Alexander Herzog, engagierter Handwerksbäcker aus Altmühlfranken sieht aber mit Sorge, dass immer noch zu viele Verbraucher nur auf optische Signale setzen. Eine kleinere, mit Qualitätsmehl gebackene und vollwertige Semmel wird oft verschmäht, wenn sich im Angebot auch die großen und mit viel Luft gefüllten Semmeln befinden, die nur von ihrer Größe her beurteilt werden. „Small is beautiful“ gilt auch hier“. „Wir wünschen uns mehr Kunden, die statt nach der Semmel-Größe vielmehr nach dem Backverfahren fragen oder auch kritisch die ihnen nicht nachvollziehbaren Preisen hinterfragen. Nur auf diese Weise haben wir handwerklich arbeitenden Bäcker die Möglichkeit, die Kunden über die Hintergründe des Geschmacks, des Herstellungsprozesses und der Preisbildung zu informieren,“ erläutert Bäckermeister Herzog seine Bemühungen, um die Kunden an die besondere Qualität der Backwaren heranzuführen. „Denn unsere einzige Chance gegen die Back-Industrie besteht darin, dass wir uns geschmacklich über die ausgewählten Rohstoffe unterscheiden,“ ist sich Alexander Herzog sicher.

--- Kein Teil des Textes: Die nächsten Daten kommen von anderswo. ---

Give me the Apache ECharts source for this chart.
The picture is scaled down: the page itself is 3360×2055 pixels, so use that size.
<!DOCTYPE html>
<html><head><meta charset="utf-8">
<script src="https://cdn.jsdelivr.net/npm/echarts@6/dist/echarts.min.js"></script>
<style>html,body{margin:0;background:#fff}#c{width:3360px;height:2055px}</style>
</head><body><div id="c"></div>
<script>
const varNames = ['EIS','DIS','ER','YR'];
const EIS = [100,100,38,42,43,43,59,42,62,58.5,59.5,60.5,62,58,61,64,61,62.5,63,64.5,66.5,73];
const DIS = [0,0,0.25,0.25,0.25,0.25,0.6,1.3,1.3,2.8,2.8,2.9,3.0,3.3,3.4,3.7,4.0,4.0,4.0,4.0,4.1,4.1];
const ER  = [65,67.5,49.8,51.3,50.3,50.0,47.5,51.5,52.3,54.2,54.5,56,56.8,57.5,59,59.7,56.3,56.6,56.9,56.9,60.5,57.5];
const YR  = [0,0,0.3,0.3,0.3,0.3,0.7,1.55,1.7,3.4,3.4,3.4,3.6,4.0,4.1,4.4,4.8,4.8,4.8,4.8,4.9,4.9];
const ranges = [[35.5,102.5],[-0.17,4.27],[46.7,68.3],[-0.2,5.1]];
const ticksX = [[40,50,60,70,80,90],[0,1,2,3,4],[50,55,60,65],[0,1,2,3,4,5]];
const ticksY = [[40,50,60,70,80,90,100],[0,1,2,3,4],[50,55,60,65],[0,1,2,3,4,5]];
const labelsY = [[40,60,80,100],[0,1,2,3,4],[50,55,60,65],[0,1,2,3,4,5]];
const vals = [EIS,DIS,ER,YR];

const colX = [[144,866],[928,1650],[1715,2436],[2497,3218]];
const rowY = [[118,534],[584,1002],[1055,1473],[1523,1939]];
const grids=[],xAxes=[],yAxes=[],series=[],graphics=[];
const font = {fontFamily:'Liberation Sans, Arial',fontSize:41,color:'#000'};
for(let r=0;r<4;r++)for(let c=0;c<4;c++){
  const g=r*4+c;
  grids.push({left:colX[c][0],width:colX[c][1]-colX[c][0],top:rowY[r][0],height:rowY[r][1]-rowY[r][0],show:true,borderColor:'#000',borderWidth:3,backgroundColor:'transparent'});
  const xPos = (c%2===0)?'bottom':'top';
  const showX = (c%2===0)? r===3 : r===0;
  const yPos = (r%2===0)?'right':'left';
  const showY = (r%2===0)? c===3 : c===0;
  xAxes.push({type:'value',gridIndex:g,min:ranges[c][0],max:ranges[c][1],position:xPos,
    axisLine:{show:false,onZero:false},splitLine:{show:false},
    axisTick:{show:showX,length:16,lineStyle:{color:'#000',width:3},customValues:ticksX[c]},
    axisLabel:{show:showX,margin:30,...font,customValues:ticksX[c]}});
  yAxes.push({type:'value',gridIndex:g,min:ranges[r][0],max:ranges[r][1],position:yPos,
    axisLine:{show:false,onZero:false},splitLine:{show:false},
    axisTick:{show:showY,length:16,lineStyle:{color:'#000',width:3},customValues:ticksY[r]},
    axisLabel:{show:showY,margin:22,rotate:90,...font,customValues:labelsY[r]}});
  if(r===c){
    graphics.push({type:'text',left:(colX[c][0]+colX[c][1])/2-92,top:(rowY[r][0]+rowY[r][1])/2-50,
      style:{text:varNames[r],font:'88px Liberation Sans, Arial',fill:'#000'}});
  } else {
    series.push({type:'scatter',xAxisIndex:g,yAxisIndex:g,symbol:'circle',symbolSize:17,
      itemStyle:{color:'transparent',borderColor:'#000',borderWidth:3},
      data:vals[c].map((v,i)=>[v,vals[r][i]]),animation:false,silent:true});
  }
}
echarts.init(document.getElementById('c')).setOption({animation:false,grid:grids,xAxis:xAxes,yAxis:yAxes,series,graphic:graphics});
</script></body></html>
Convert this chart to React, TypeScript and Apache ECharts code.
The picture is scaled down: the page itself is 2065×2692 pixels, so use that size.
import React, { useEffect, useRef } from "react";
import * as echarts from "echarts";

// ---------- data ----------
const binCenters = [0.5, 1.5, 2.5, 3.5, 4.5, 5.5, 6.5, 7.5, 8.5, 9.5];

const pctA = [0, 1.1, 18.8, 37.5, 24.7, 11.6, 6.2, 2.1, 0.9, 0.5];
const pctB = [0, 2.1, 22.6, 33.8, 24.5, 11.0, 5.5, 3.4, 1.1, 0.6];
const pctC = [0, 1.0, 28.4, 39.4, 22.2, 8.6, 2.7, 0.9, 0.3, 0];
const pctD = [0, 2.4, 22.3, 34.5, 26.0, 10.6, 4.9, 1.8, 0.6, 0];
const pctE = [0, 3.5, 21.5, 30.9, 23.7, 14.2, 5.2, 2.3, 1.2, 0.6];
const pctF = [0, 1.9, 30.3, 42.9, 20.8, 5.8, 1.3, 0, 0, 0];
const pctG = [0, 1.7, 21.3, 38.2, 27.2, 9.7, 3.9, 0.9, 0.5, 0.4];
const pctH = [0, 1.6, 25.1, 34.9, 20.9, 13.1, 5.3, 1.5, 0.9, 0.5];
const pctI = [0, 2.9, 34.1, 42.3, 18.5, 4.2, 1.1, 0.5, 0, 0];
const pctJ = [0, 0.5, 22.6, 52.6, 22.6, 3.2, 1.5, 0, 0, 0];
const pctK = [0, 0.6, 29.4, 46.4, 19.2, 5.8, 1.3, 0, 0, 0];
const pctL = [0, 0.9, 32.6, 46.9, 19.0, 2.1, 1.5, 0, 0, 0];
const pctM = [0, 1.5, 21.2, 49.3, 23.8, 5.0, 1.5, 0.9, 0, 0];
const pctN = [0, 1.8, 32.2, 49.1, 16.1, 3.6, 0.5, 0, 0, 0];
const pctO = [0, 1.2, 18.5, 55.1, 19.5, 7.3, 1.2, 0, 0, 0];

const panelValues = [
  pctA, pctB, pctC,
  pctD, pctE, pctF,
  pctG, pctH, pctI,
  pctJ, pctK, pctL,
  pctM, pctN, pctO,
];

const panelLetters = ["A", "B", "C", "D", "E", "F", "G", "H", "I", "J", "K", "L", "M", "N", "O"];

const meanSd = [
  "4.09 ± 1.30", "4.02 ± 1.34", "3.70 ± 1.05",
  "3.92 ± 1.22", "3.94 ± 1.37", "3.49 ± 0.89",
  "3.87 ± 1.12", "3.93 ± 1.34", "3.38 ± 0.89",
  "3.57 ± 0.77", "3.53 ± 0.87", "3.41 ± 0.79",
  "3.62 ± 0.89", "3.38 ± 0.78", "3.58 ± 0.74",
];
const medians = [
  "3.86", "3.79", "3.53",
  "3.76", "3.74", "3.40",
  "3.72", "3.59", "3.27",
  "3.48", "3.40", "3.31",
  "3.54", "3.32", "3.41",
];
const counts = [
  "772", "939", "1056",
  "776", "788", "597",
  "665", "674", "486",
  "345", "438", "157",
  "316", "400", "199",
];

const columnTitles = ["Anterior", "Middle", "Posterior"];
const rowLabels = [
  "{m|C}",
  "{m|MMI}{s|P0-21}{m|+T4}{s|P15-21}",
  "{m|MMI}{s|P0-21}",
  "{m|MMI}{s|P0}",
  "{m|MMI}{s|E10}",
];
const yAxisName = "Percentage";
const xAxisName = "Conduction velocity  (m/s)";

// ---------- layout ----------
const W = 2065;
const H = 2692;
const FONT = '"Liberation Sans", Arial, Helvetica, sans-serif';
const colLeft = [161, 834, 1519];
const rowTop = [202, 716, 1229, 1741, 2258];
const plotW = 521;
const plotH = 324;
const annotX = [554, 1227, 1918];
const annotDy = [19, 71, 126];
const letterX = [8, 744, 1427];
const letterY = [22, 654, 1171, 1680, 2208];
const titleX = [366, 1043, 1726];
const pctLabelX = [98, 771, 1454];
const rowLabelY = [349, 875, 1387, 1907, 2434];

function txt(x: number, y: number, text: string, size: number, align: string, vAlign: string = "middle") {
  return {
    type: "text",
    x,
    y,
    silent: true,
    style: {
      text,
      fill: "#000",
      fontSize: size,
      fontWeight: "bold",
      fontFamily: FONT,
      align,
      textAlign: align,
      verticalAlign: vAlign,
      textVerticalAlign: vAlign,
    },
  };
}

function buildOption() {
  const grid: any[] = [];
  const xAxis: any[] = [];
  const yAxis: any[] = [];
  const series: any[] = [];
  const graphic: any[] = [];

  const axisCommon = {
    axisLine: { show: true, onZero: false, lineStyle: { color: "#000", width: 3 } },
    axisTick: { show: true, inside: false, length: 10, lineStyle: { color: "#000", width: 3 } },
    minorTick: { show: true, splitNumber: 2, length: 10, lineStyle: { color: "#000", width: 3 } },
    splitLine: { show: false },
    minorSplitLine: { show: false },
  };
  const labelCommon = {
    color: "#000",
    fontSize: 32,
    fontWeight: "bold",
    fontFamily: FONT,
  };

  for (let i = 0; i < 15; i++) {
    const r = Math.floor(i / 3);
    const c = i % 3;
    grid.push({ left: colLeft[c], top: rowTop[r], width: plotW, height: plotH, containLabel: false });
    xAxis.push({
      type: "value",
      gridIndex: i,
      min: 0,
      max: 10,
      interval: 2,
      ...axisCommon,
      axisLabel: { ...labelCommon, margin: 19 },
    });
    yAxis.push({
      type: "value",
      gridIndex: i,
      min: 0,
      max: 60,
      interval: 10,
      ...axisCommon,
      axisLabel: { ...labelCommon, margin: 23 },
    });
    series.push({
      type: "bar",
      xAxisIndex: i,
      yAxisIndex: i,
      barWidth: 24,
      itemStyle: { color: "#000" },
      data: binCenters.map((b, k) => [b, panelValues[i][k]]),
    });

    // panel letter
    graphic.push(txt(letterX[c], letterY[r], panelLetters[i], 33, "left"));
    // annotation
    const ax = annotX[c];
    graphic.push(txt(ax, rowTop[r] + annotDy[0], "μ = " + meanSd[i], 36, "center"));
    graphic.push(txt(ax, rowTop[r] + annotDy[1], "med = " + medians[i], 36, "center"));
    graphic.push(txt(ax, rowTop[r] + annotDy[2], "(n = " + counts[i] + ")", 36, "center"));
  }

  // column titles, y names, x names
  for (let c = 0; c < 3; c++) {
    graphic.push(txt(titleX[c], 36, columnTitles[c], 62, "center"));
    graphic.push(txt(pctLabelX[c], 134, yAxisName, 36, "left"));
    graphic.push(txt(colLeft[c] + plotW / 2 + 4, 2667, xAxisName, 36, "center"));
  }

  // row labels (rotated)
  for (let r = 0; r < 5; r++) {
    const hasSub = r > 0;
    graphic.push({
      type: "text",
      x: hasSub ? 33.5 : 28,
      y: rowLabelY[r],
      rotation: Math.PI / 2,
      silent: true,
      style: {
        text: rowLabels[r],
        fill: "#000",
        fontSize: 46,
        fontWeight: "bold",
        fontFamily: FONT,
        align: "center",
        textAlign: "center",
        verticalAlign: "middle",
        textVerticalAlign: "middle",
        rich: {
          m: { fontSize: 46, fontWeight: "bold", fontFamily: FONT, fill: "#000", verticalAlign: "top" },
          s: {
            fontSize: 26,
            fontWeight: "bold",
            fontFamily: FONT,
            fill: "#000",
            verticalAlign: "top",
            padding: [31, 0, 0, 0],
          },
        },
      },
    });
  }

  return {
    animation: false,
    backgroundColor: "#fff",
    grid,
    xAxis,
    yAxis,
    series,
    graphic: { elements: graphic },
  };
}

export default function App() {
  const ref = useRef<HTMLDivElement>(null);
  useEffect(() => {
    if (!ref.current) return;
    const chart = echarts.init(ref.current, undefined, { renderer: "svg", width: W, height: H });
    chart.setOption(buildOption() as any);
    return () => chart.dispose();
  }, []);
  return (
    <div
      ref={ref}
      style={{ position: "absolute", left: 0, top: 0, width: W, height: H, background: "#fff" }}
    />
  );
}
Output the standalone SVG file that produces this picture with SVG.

Daher sind Backmischungen, Körner- und Gewürzvormischungen zunehmend bei verantwortungsvoll und handwerklich arbeitenden Bäckern tabu. Bei ihnen gilt das Bäcker-Reinheitsgebot, dass in schmackhaftes Brot-und in Backwaren nur Mehl, Wasser und Salz gehören. Gewürze und Körner werden daher auch mit eigener Rezeptur selbst gemischt. Und dabei ist es natürlich auch selbstverständlich, dass es sich z.B. beim Mehl um Produkte handelt, die aus regionalen Mühlen stammen, die ihrerseits auf die Qualität ihrer anliefernden Bauern beim Getreide setzen. Wer so arbeitet, gewinnt mit seinen Produkten dennoch ein eindeutiges geschmackliches Profil, wenn dem Teig die notwendige Zeit gelassen wird, nämlich die Zeit um zu reifen, um Aromen natürlich zu entwickeln und um Wasser zu binden. Slow Food Altmühlfranken ist sich sicher, dass hier der Schlüssel des Erfolgs guter Produkte liegt. Wir als Verbraucher müssen wieder lernen, wie Zeit schmeckt. Dies gilt nicht nur beim Brot, sondern bei nahezu allen unseren Lebensmitteln. Diese Zeit ist aber dann auch ihren Preis wert und dies ist etwas entscheiden anders als preiswert oder billig.